I’ve said this over and over: The most overlooked and critical factor in Saban’s remarkable run at Alabama has been his ability to convince players that last year, even if it ended with a championship, won’t be as good as what you can reach this year.

He’s dealing with young men who don’t always deal with success like they should. That’s not unique to Alabama — but Saban’s ability to keep everyone on task no matter the circumstances (year after year) has been next-level.

That’s where Smart must complete the cycle of the “process.” A program that built for years to win it all finally did, and now the only thing left is to win it again.

It’s a brutal bar to reach for any program, even Alabama. Repeating in college football hasn’t happened since Alabama did it in 2011-12, a program that had Saban and Smart on staff.

Talent will not be a problem on either side of the ball. Georgia is loaded, but the dynamics of every team, every year, are different. How badly does this new team want it? That’s the key.

9. Numbers

2,714. There’s a reason Alabama was desperate for Pitt transfer WR Jordan Addison: Jameson Williams and John Metchie III combined for 2,714 yards and 23 TDs last season. Where will the Tide get that production this fall?

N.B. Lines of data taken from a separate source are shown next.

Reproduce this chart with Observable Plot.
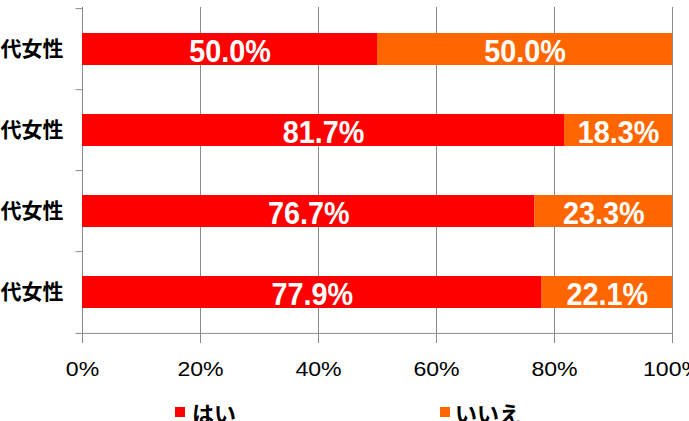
<!DOCTYPE html>
<html>
<head>
<meta charset="utf-8">
<script src="https://cdn.jsdelivr.net/npm/d3@7"></script>
<script src="https://cdn.jsdelivr.net/npm/@observablehq/plot@0.6"></script>
<style>
  html, body { margin: 0; padding: 0; background: #fff; width: 689px; height: 421px; overflow: hidden; position: relative; }
  #chart { position: absolute; left: -40px; top: 0; }
  #chart svg { max-width: none; }
  .leg { position: absolute; top: 401px; font-family: "Noto Sans CJK JP", sans-serif; font-weight: bold; font-size: 22px; line-height: 22px; color: #000; white-space: nowrap; }
  .sw { position: absolute; top: 407px; width: 10px; height: 10px; }
</style>
</head>
<body>
<div id="chart"></div>
<div class="sw" id="sw0" style="left:175px"></div>
<div class="leg" id="lg0" style="left:192px"></div>
<div class="sw" id="sw1" style="left:440px"></div>
<div class="leg" id="lg1" style="left:455px"></div>
<script>
const categories = ["20代女性", "30代女性", "40代女性", "50代女性"];
const seriesNames = ["はい", "いいえ"];
const yesValues = [50.0, 81.7, 76.7, 77.9];
const noValues = [50.0, 18.3, 23.3, 22.1];
const xTicks = [0, 20, 40, 60, 80, 100];
const colors = ["#ff0000", "#ff6600"];

const data = [];
categories.forEach((c, i) => {
  data.push({cat: c, series: seriesNames[0], value: yesValues[i]});
  data.push({cat: c, series: seriesNames[1], value: noValues[i]});
});

const height = 390, marginTop = 7, marginBottom = 56;
const step = (height - marginTop - marginBottom) / categories.length;
const gray = "#8a8a8a";

const plot = Plot.plot({
  width: 742,
  height,
  marginLeft: 122,
  marginRight: 30,
  marginTop,
  marginBottom,
  style: {background: "white", overflow: "visible"},
  x: {domain: [0, 100], ticks: xTicks},
  y: {domain: categories, paddingInner: 0.61, paddingOuter: 0.305},
  color: {domain: seriesNames, range: colors},
  marks: [
    Plot.gridX(xTicks, {stroke: gray, strokeOpacity: 1, strokeWidth: 1}),
    Plot.ruleX([0], {stroke: gray, strokeWidth: 1}),
    Plot.ruleY(categories, {y: d => d, x1: -1.1, x2: 0, dy: -step / 2, stroke: gray}),
    Plot.ruleY([categories[categories.length - 1]], {y: d => d, x1: -1.1, x2: 100, dy: step / 2, stroke: gray}),
    Plot.barX(data, Plot.stackX({x: "value", y: "cat", fill: "series", order: seriesNames})),
    Plot.textX(data, Plot.stackX({
      x: "value", y: "cat", z: "series", order: seriesNames,
      text: d => d.value.toFixed(1) + "%",
      fill: "white", fontSize: 32, fontWeight: "bold", dy: 2,
      fontFamily: "'Liberation Sans', Arial, sans-serif"
    })),
    Plot.axisX(xTicks, {
      tickSize: 9, tickPadding: 18, stroke: gray, fill: "black",
      tickFormat: d => d + "%", fontSize: 21, label: null,
      fontFamily: "'Liberation Sans', Arial, sans-serif"
    }),
    Plot.axisY({
      tickSize: 0, tickPadding: 19, fontSize: 21, fontWeight: "bold", fill: "black", label: null,
      fontFamily: "'Noto Sans CJK JP', sans-serif"
    })
  ]
});
document.getElementById("chart").appendChild(plot);

// horizontal squeeze/stretch of text, appended to Plot's own transform
function stretch(selector, sx) {
  plot.querySelectorAll(selector).forEach(t => {
    const tr = t.getAttribute("transform") || "";
    t.setAttribute("transform", (tr + ` scale(${sx},1)`).trim());
  });
}
stretch('g[aria-label="text"] text', 0.9);
stretch('g[aria-label="x-axis tick label"] text', 1.1);

seriesNames.forEach((s, i) => {
  document.getElementById("sw" + i).style.background = colors[i];
  document.getElementById("lg" + i).textContent = s;
});
</script>
</body>
</html>
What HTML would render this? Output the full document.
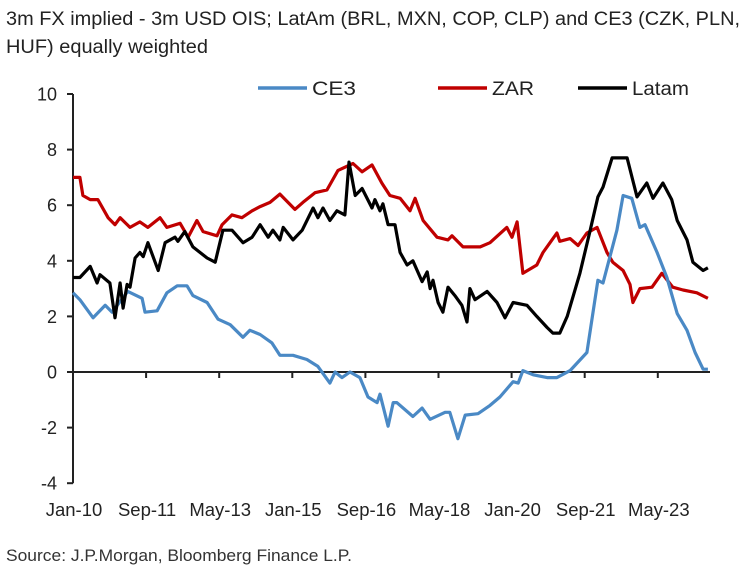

Transfer WR Jermaine Burton had 901 career receiving yards (53 catches) in 2 seasons at Georgia, and transfer WR Tyler Harrell had 559 yards (20 catches) in 4 seasons at Louisville.

To be fair, Williams was stuck on the bench at Ohio State before developing into the best receiver in the game. Part of that is because of the elite play of QB Bryce Young, and the offense built by offensive coordinator Bill O’Brien.

Make no mistake: if you’re expecting Alabama to compete for the national title (and who isn’t?), that means Burton and Harrell will have made significant leaps from their previous seasons in college football.

10. Quote to note

Florida coach Billy Napier on building his support staff: “You hire good people, you empower them to do their jobs — and you get out of the way.”